Education sector needs to be adequately funded, keeping in view the goals relating to expansion (quantitative targets like universal elementary and secondary education, and 30 per cent gross enrolment ratio in higher education), development of technical, vocational and other skills among youth, improvement in access of the weaker sections to education, improvement in levels of learning to acceptable levels in school education and in promoting high standards and excellence in higher education. Before expanding further, the secondary and higher education system with new schools, universities and colleges, it is necessary to ensure that the existing institutions are reasonably well developed and are put on sound resource base in terms of not only financial resources, but also in terms of physical and human resources.

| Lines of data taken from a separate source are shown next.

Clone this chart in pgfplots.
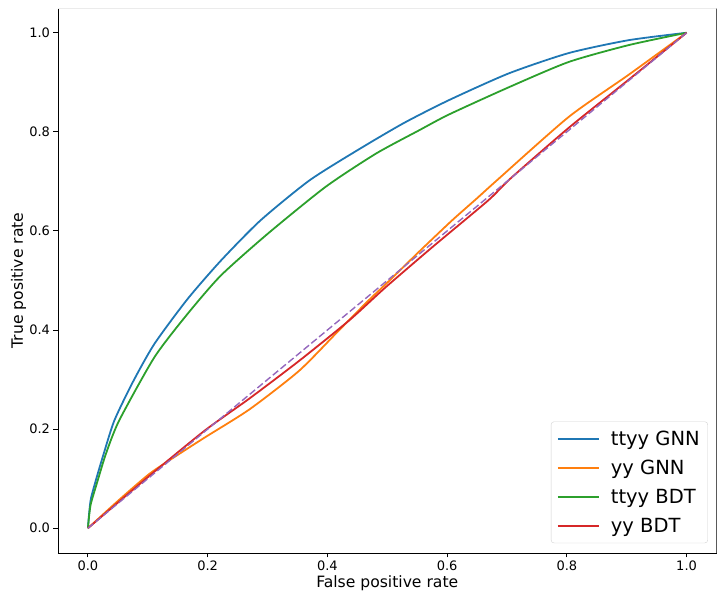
\documentclass[border=0pt]{standalone}
\usepackage{fontspec}
\setmainfont{DejaVu Sans}
\usepackage{pgfplots}
\pgfplotsset{compat=1.18}
\definecolor{tabblue}{RGB}{31,119,180}
\definecolor{taborange}{RGB}{255,127,14}
\definecolor{tabgreen}{RGB}{44,160,44}
\definecolor{tabred}{RGB}{214,39,40}
\definecolor{tabpurple}{RGB}{148,103,189}

\begin{document}
\begin{tikzpicture}
\useasboundingbox (-58pt,-38pt) rectangle (660pt,553pt);
\begin{axis}[
    at={(0,0)}, anchor=south west,
    scale only axis,
    width=658.5pt, height=545pt,
    xmin=-0.05, xmax=1.05, ymin=-0.05, ymax=1.05,
    axis lines=left,
    axis line style={black, line width=0.9pt, -},
    xtick={0,0.2,0.4,0.6,0.8,1.0},
    ytick={0,0.2,0.4,0.6,0.8,1.0},
    tick align=outside,
    major tick length=4.5pt,
    tick style={black, line width=0.9pt},
    /pgf/number format/assume math mode=true,
    xticklabel style={/pgf/number format/.cd, fixed, fixed zerofill, precision=1},
    yticklabel style={/pgf/number format/.cd, fixed, fixed zerofill, precision=1},
    ticklabel style={font=\fontsize{13}{15}\selectfont},
    xlabel={False positive rate},
    ylabel={True positive rate},
    label style={font=\fontsize{15.6}{18}\selectfont},
    xlabel style={at={(axis description cs:0.5,0)}, anchor=base, yshift=-35pt},
    ylabel style={at={(axis description cs:-0.0532,0.5)}, anchor=base},
    legend style={at={(0.987,0.018)}, anchor=south east,
        font=\fontsize{19.5}{22}\selectfont, draw=black!18,
        rounded corners=3pt, inner xsep=6pt, inner ysep=7pt,
        row sep=9.3pt, column sep=9pt},
    legend cell align=left,
    legend image code/.code={\draw[#1] (0pt,0pt) -- (41pt,0pt);},
]
% ttyy GNN
\addplot[tabblue, line width=1.8pt, smooth, tension=0.4] coordinates {
(0,0) (0.002,0.03) (0.005,0.06) (0.014,0.10) (0.025,0.145) (0.044,0.217)
(0.075,0.295) (0.111,0.372) (0.166,0.462) (0.222,0.540) (0.288,0.621)
(0.370,0.702) (0.453,0.765) (0.528,0.818) (0.603,0.864) (0.703,0.918)
(0.803,0.959) (0.903,0.985) (1,1)
};
\addlegendentry{ttyy GNN}
% yy GNN
\addplot[taborange, line width=1.8pt, smooth, tension=0.4] coordinates {
(0,0) (0.05,0.055) (0.103,0.11) (0.150,0.148) (0.195,0.183) (0.270,0.240)
(0.353,0.318) (0.419,0.399) (0.469,0.460) (0.503,0.499) (0.553,0.558)
(0.608,0.621) (0.650,0.666) (0.683,0.702) (0.803,0.830) (0.903,0.915) (1,1)
};
\addlegendentry{yy GNN}
% ttyy BDT
\addplot[tabgreen, line width=1.8pt, smooth, tension=0.4] coordinates {
(0,0) (0.002,0.025) (0.005,0.05) (0.016,0.095) (0.030,0.150) (0.052,0.217)
(0.111,0.345) (0.166,0.432) (0.222,0.510) (0.300,0.594) (0.397,0.689)
(0.481,0.756) (0.553,0.803) (0.603,0.835) (0.703,0.890) (0.803,0.941)
(0.903,0.975) (1,1)
};
\addlegendentry{ttyy BDT}
% yy BDT
\addplot[tabred, line width=1.8pt, smooth, tension=0.4] coordinates {
(0,0) (0.1,0.103) (0.195,0.197) (0.270,0.262) (0.353,0.338) (0.436,0.419)
(0.497,0.486) (0.575,0.567) (0.669,0.662) (0.706,0.706) (0.803,0.808)
(0.903,0.905) (1,1)
};
\addlegendentry{yy BDT}
% chance line
\addplot[tabpurple, line width=1.4pt, dash pattern=on 7pt off 3pt, forget plot] coordinates {(0,0) (1,1)};
% right spine and faint top edge
\draw[black, line width=0.9pt] (rel axis cs:1,0) -- (rel axis cs:1,1);
\draw[black!8, line width=0.9pt] (rel axis cs:0,1) -- (rel axis cs:1,1);
\end{axis}
\end{tikzpicture}
\end{document}
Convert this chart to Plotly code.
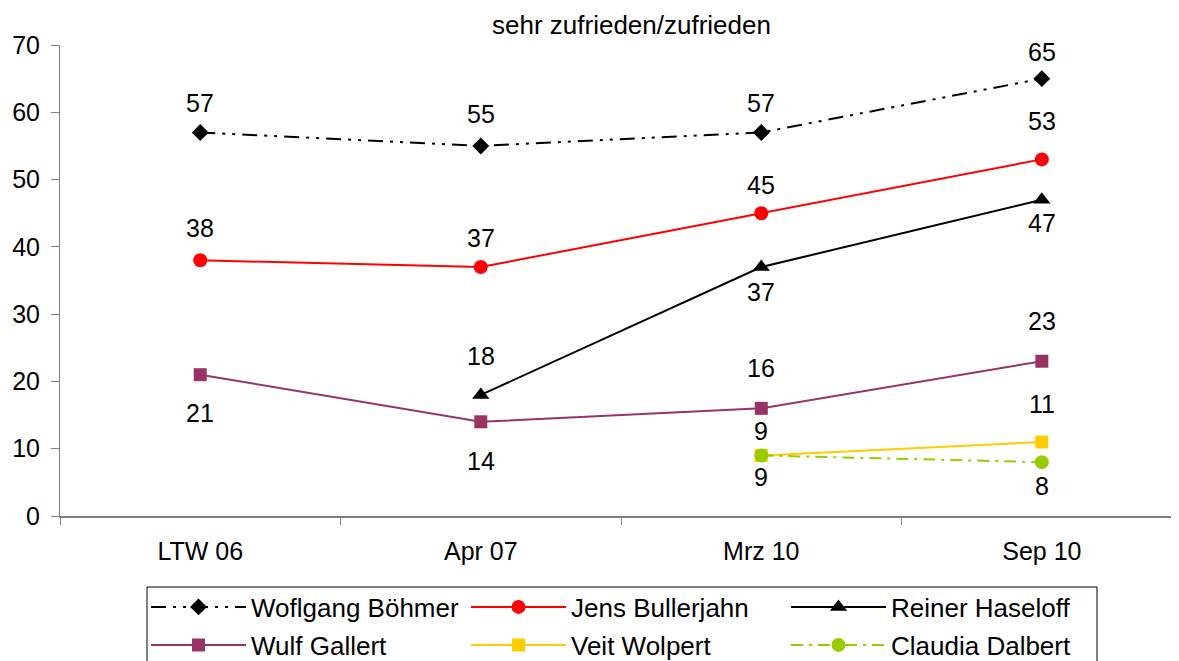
import plotly.graph_objects as go

categories = ["LTW 06", "Apr 07", "Mrz 10", "Sep 10"]
names = ["Woflgang Böhmer", "Jens Bullerjahn", "Reiner Haseloff",
         "Wulf Gallert", "Veit Wolpert", "Claudia Dalbert"]
boehmer = [57, 55, 57, 65]
bullerjahn = [38, 37, 45, 53]
haseloff = [None, 18, 37, 47]
gallert = [21, 14, 16, 23]
wolpert = [None, None, 9, 11]
dalbert = [None, None, 9, 8]
title_text = "sehr zufrieden/zufrieden"
y_ticks = [0, 10, 20, 30, 40, 50, 60, 70]

series = [boehmer, bullerjahn, haseloff, gallert, wolpert, dalbert]

# styles
colors = ["#000000", "#FF0000", "#000000", "#993366", "#FFCC00", "#99CC00"]
symbols = ["diamond", "circle", "triangle-up", "square", "square", "circle"]
msizes = [13, 14, 15, 13, 13, 14]
dashes = ["15px,7px,3px,7px,3px,7px", "solid", "solid", "solid", "solid", "12px,6px,3px,6px"]
legends = ["legend", "legend", "legend", "legend2", "legend2", "legend2"]
# label placement (pixel shift, negative = below)
label_shift = [
    [29, 32, 29, 27],
    [32, 29, 28, 38],
    [0, 39, -25, -23],
    [-38, -39, 40, 40],
    [0, 0, 24, 38],
    [0, 0, -22, -24],
]

FONT = "Liberation Sans, Arial, sans-serif"
fig = go.Figure()
annotations = []
for i, vals in enumerate(series):
    fig.add_trace(go.Scatter(
        x=categories, y=vals, name=names[i], mode="lines+markers",
        line=dict(color=colors[i], width=2, dash=dashes[i]),
        marker=dict(symbol=symbols[i], size=msizes[i], color=colors[i],
                    line=dict(width=0)),
        legend=legends[i], connectgaps=False,
    ))
    for j, v in enumerate(vals):
        if v is None:
            continue
        annotations.append(dict(
            x=categories[j], y=v, xref="x", yref="y", text=str(v),
            showarrow=False, yshift=label_shift[i][j],
            font=dict(family=FONT, size=25, color="#000000"),
        ))

# page body adds an 8px offset; window-pixel targets are converted below
OFF = 8
WIN_W, WIN_H = 1179, 661
W, H = WIN_W - OFF, WIN_H - OFF
L, R, T, B = 60 - OFF, 0, 45 - OFF, WIN_H - 516
pw, ph = W - L - R, H - T - B

def px_x(p):
    return (p - OFF - L) / pw

def px_y(p):
    return (516 - p) / ph

annotations.append(dict(
    text=title_text, x=px_x(631), y=px_y(25), xref="paper", yref="paper",
    showarrow=False, font=dict(family=FONT, size=26, color="#000000"),
    xanchor="center", yanchor="middle",
))

legend_common = dict(
    orientation="h", xanchor="left", yanchor="middle",
    font=dict(family=FONT, size=26, color="#000000"),
    entrywidth=210, entrywidthmode="pixels",
    bgcolor="rgba(0,0,0,0)", borderwidth=0, itemwidth=95,
    tracegroupgap=0,
)

fig.update_layout(
    width=W, height=H,
    margin=dict(l=L, r=R, t=T, b=B, pad=0, autoexpand=False),
    paper_bgcolor="white", plot_bgcolor="white",
    font=dict(family=FONT, size=25, color="#000000"),
    showlegend=True,
    legend=dict(legend_common, x=px_x(146), y=px_y(607)),
    legend2=dict(legend_common, x=px_x(146), y=px_y(645)),
    annotations=annotations,
    shapes=[dict(type="rect", xref="paper", yref="paper",
                 x0=px_x(147), x1=px_x(1097), y0=px_y(587), y1=px_y(675),
                 line=dict(color="#000000", width=1), fillcolor="rgba(0,0,0,0)")],
    xaxis=dict(
        type="category", categoryorder="array", categoryarray=categories,
        range=[-0.5, 3.489], showgrid=False, zeroline=False,
        showline=True, linecolor="#808080", linewidth=2,
        ticks="outside", tickson="boundaries", ticklen=7, tickcolor="#808080",
        tickwidth=1, ticklabelstandoff=12, automargin=False,
        tickfont=dict(family=FONT, size=25, color="#000000"),
    ),
    yaxis=dict(
        range=[0, 70], tickvals=y_ticks, showgrid=False, zeroline=False,
        showline=True, linecolor="#808080", linewidth=1,
        ticks="outside", ticklen=8, tickcolor="#808080",
        tickfont=dict(family=FONT, size=25, color="#000000"),
        ticklabelstandoff=6, automargin=False,
    ),
)

fig.write_html("out.html")
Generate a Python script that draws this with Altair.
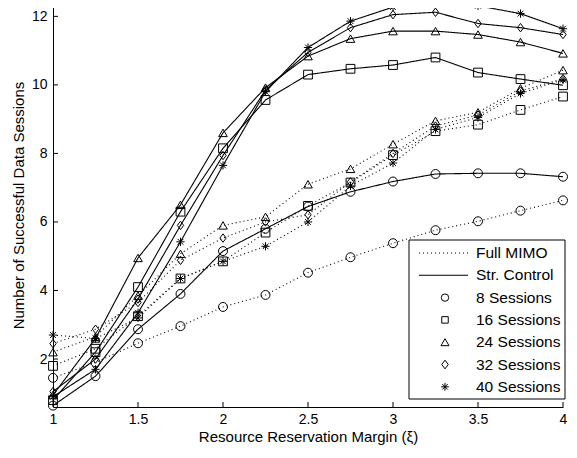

Basis of Education system in Advanced Regions

Strong universal and high quality education systems are developed in advanced regions of the world with the funding exclusively by the state in case of school education, and in case of higher education, with heavy public funding, supplemented by liberal funding by the society at large. Specifically through philanthropic donations and endowments from the corporate sector and individuals, including alumni. Student contributions in terms of fees even in higher education in these societies constitute relatively a minor source of funds.

Lessons for India

It is necessary to develop a framework in India that promotes the missing source of funds the non-state and non-student sector, namely philanthropic sector. Besides, linking some of the provisions of the Corporate Social Responsibility Act specifically to education sector, innovative measures to promote individual and corporate donations and endowments to education need to be searched for. It is also necessary to see that non-philanthropic and profit-seeking private sector is not promoted in education by the state, as education in such institutions, even if good in terms of narrowly defined parameters of quality, might not help in building nations with values. Similarly, one has to be very cautious with respect to application of public-private partnership models in education. Such models might work well in case of infrastructure and other sectors, but may not necessarily work satisfactorily in case of education, given the specific nature, characteristic features and functions of education.


To sum up, given the historical and contemporary experience of many advanced countries, it has to be noted that the state has to play an increasingly dominant role in financing education at all levels, and there is some scope to raise resources from other sources such as alumni, internal sources such as alumni, internal sources, philanthropy, etc., but there are limits for raising and relying on resources from non-state sources and that they can and will only be supplementary, need to be recognized.

Lastly, at least a 10-20 year national plan of funding of education that corresponds to a long term perspective plant of education development in the country needs to be developed, based on sound principles of financing of education, such as adequacy, equity and efficiency. Such a plan should assure the education system at all levels a steady flow of funds for a 10-20 year period, with sufficient provisions for rewards and punitive action.